Erstmal Danke für deine Antwort!

Ich schreibe mir dann zum Updaten von vnstat selbst ein kleines Programm, das ca. alle 55 min "vnstat -u" ausführt, da ich keinen Cron-Daemon installiert habe und auch keinen mergen will, nur um vnstat updaten zu können...  :Wink: 

mfg

----------

## ChrisM87

Hi,

ein Crondaemon ist doch genau ein Programm, dass zu bestimmten Uhrzeiten deine Programme ausführt, warum also selbst schreiben?  :Wink: 

Gibts irgendeinen Grund, warum du keinen Cron benutzt? Ressourcenverbrauch kann ja wohl kaum das Argument sein.

ChrisM

----------

## lostSoul

Andere Frage zu vnstat:

Obwohl ich die Updateprozedur im 5 minütigen Cron habe,

erscheint bei der Daily Auflistung an manchen Tagen Datenmengen 

im sehr hohem GB Bereich (meistens so um die 4GB Up/Down), 

obwohl das nicht einmal mit der Verbindung möglich ist  :Question: 

----------

## Xe

Hi!

@ChrisM

 *Quote:*   

> ein Crondaemon ist doch genau ein Programm, dass zu bestimmten Uhrzeiten deine Programme ausführt, warum also selbst schreiben? Wink 
> 
> Gibts irgendeinen Grund, warum du keinen Cron benutzt? Ressourcenverbrauch kann ja wohl kaum das Argument sein.

 

Systemressourcen stehen mir schon genügend zur Verfügung (AthlonXP 2500+ + 512MB RAM  :Wink:  ). Ich habe das teil nur schnell selbst aus Spaß am Coden geschrieben... Und da ich keinen Cron-Daemon installier habe, hat das selbst schreiben wohl auch nicht viel länger gedauert als das megren  :Wink:  .
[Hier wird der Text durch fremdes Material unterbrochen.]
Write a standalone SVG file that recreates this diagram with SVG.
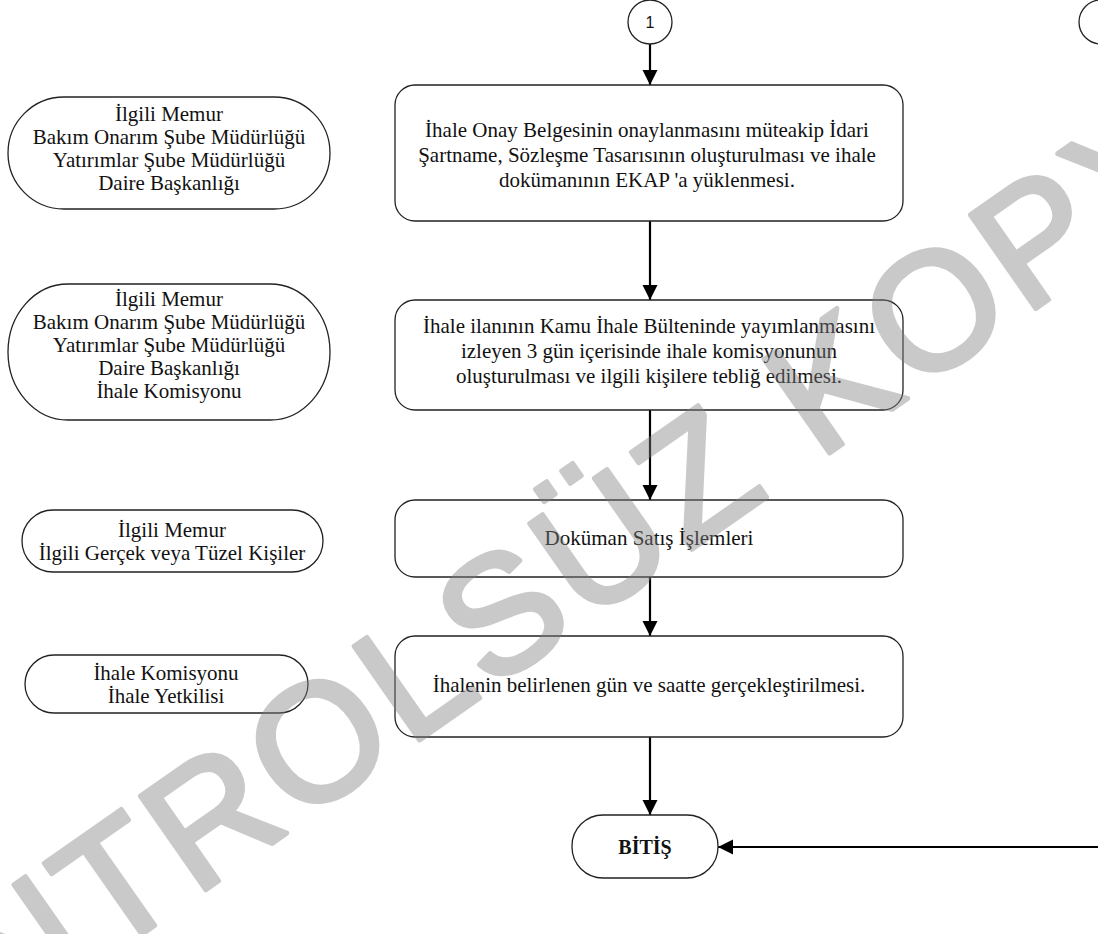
<svg xmlns="http://www.w3.org/2000/svg" width="1098" height="934" viewBox="0 0 1098 934">
<style>
.box{fill:#fff;stroke:#222;stroke-width:1.3}
.t{font-family:"Liberation Serif","Times New Roman",serif;font-size:21px;fill:#111;text-anchor:middle}
.b{font-weight:bold;font-size:20px}
.c{font-family:"Liberation Sans",Arial,sans-serif;font-size:16px;fill:#111;text-anchor:middle}
.ln{stroke:#000;stroke-width:2.2;fill:none}
.wm{font-family:"Liberation Sans",Arial,sans-serif;font-size:166px;letter-spacing:6px;fill:#808080;stroke:#808080;stroke-width:5;stroke-linejoin:round;text-anchor:middle}
</style>
<defs>
<marker id="ah" viewBox="0 0 10 10" refX="10" refY="5" markerWidth="7" markerHeight="7" markerUnits="strokeWidth" orient="auto">
<path d="M0,0 L10,5 L0,10 Z" fill="#000"/>
</marker>
</defs>
<rect width="1098" height="934" fill="#fff"/>
<g id="connectors">
<line class="ln" x1="650" y1="44" x2="650" y2="85" marker-end="url(#ah)"/>
<line class="ln" x1="650" y1="221" x2="650" y2="300" marker-end="url(#ah)"/>
<line class="ln" x1="650" y1="410" x2="650" y2="500" marker-end="url(#ah)"/>
<line class="ln" x1="650" y1="577" x2="650" y2="636" marker-end="url(#ah)"/>
<line class="ln" x1="650" y1="737" x2="650" y2="815" marker-end="url(#ah)"/>
<line class="ln" x1="1098" y1="847" x2="718" y2="847" marker-end="url(#ah)"/>
</g>
<g id="conn1">
<circle class="box" cx="650" cy="22" r="22"/>
<text class="c" x="650" y="28">1</text>
</g>
<g id="conn2">
<circle class="box" cx="1101" cy="22" r="22"/>
</g>
<g id="resp1">
<rect class="box" x="8" y="97" width="322" height="112" rx="56" ry="56"/>
<text class="t" x="169" y="121">İlgili Memur</text>
<text class="t" x="169" y="144">Bakım Onarım Şube Müdürlüğü</text>
<text class="t" x="169" y="167">Yatırımlar Şube Müdürlüğü</text>
<text class="t" x="169" y="190">Daire Başkanlığı</text>
</g>
<g id="resp2">
<rect class="box" x="8" y="284" width="322" height="136" rx="60" ry="68"/>
<text class="t" x="169" y="306">İlgili Memur</text>
<text class="t" x="169" y="329">Bakım Onarım Şube Müdürlüğü</text>
<text class="t" x="169" y="352">Yatırımlar Şube Müdürlüğü</text>
<text class="t" x="169" y="375">Daire Başkanlığı</text>
<text class="t" x="169" y="398">İhale Komisyonu</text>
</g>
<g id="resp3">
<rect class="box" x="22" y="510" width="301" height="62" rx="31" ry="31"/>
<text class="t" x="172" y="537">İlgili Memur</text>
<text class="t" x="172" y="560">İlgili Gerçek veya Tüzel Kişiler</text>
</g>
<g id="resp4">
<rect class="box" x="25" y="655" width="283" height="58" rx="29" ry="29"/>
<text class="t" x="166" y="680">İhale Komisyonu</text>
<text class="t" x="166" y="703">İhale Yetkilisi</text>
</g>
<g id="step1">
<rect class="box" x="395" y="85" width="508" height="136" rx="20"/>
<text class="t" x="647" y="137">İhale Onay Belgesinin onaylanmasını müteakip İdari</text>
<text class="t" x="647" y="162">Şartname, Sözleşme Tasarısının oluşturulması ve ihale</text>
<text class="t" x="647" y="187">dokümanının EKAP 'a yüklenmesi.</text>
</g>
<g id="step2">
<rect class="box" x="395" y="300" width="508" height="110" rx="20"/>
<text class="t" x="649" y="333">İhale ilanının Kamu İhale Bülteninde yayımlanmasını</text>
<text class="t" x="649" y="358">izleyen 3 gün içerisinde ihale komisyonunun</text>
<text class="t" x="649" y="383">oluşturulması ve ilgili kişilere tebliğ edilmesi.</text>
</g>
<g id="step3">
<rect class="box" x="395" y="500" width="508" height="77" rx="20"/>
<text class="t" x="649" y="545">Doküman Satış İşlemleri</text>
</g>
<g id="step4">
<rect class="box" x="395" y="636" width="508" height="101" rx="20"/>
<text class="t" x="649" y="692">İhalenin belirlenen gün ve saatte gerçekleştirilmesi.</text>
</g>
<g id="end">
<rect class="box" x="572" y="815" width="146" height="63" rx="31" ry="31"/>
<text class="t b" x="645" y="854">BİTİŞ</text>
</g>
<g id="watermark" opacity="0.42">
<text class="wm" transform="translate(515 600) rotate(-35)" x="0" y="60">KONTROLSÜZ KOPYA</text>
</g>
</svg>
Aber mal eine ganz andere Frage: Bist/Warst du bei ZFX in der Community aktiv?

mfg

----------

## ChrisM87

Hi,

ja, war ich ziemlich lange, bin sogar noch Member mit den zweitmeisten Posts und war Programmierberater (Moderator).

Leider bin ich in ZFX mit meiner Art an Patrick & co öfter angeeckt als sonstwo und irgendwann im November/Dezember habe ich dann Entschluss gefasst, aus dieser so genannten "Community" auszutreten, zumal ich ja selbst kaum noch Fragen hatte, sondern fast nur noch geantwortet hatte. Zu dem Verhalten der Administratoren will ich mal gar nichts sagen, die jeden dritten Thread dicht machen und der eine Admin, der heute wie damals anpflaumt und beleidigt (ohne jetzt Namen nennen zu wollen).

Das heißt natürlich nicht, dass ich keine Spiele mehr programmiere, auch im IRC #zfx bin ich noch, da dort größtenteils vernünftige Leute sind.

ChrisM

PS: Bist du (noch) im ZFX? Immerhin scheinen die Posts ja stark zurückzugehen in letzter Zeit (was mich aber auch nicht wundert).

----------

## Xe

Hi!

@ ChrisM

lol  :Very Happy:  ... hast aber ehrlich gesagt schon recht  :Wink:  .

Ja, war dort mal Kurz, aber das ist schon über 2 Jahre her... Mir kam dein Nickname bekannt vor und ich dachte mir, dass ich den Nick bei ZFX schonmal gesehen habe.

mfg

----------